Each day legions of students dash back and forth along South U. Some are heading to class. Others seek the warmth of coffee shops, anxious for their next caffeine fix. Still, they all need to eat.

In March 2012, Alex Perlman started a food cart called the Beet Box with fellow students Dan Morse and Kay Feker. Inspired by the healthy cuisine Feker, the head chef, grew up with in Laguna Beach, it’s operated at Mark’s Carts for the past two summers.

All three founders have since graduated. Morse and Feker left Ann Arbor, though they remain involved in the business. But Perlman chose to devote his post-grad year to creating his own food cart yard, working with current U-M student Noah Hoffman. They’re calling it Eat the Hub. And they’re doing it in the winter.

“In Ann Arbor the season for food carts, ironically, is at the same time as Ann Arbor’s population is smallest,” Perlman points out. “From a business perspective it’s actually quite illogical.”

Perlman said they didn’t need to think hard about where the food carts should go. “As a college student who lived on Washtenaw and Observatory for three years, I had to go down South U every day,” he says. “There was no choice. I also had to eat on South U every single day.”

The Beet Box, which sells vegetarian-friendly fast food, grew out of a U-M sustainability class. Through the same class, Perlman met a broker who’s a member of the South University Area Association. When Perlman wanted a space closer to campus for the Beet Box and Cheese Dream, a grilled cheese food truck he also co-owns, the broker introduced him to the owner of the vacant lot at 1215 South University, next door to University Towers. The house that originally stood there, still remembered by many as the former home of Pinball Pete’s video arcade, burned down in 2009. Now the Beet Box and Cheese Dream carts are parked there on a layer of fresh gravel, and Perlman hopes to attract as many as four more.
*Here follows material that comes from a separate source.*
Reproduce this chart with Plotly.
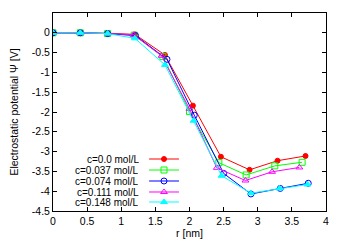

The goal of Eat the Hub, he says, is high-quality food and fast service. “Not many other types of food establishments can do slow food so fast,” Perlman says of the carts. “We’re going to be pushing off food in to-go containers so people can take it into group meetings, into class, as well as take it home.”

To persuade customers to brave the elements, he’ll be providing heaters, free coffee, and music. When Eat the Hub closes at the end of the school year in May, Perlman will hit the road, touring Michigan in a renovated school bus that doubles as a kitchen. He’ll be back in the fall to enter a master’s program in entrepreneurship offered jointly through the Ross School of Business and the College of Engineering.

He doesn’t know if his culinary career will extend beyond that, but he hopes to set a precedent for future food-cart installations in Ann Arbor.

“You make sacrifices to eat good food,” he said. “Especially when it’s fun and it’s fast and it’s fresh.”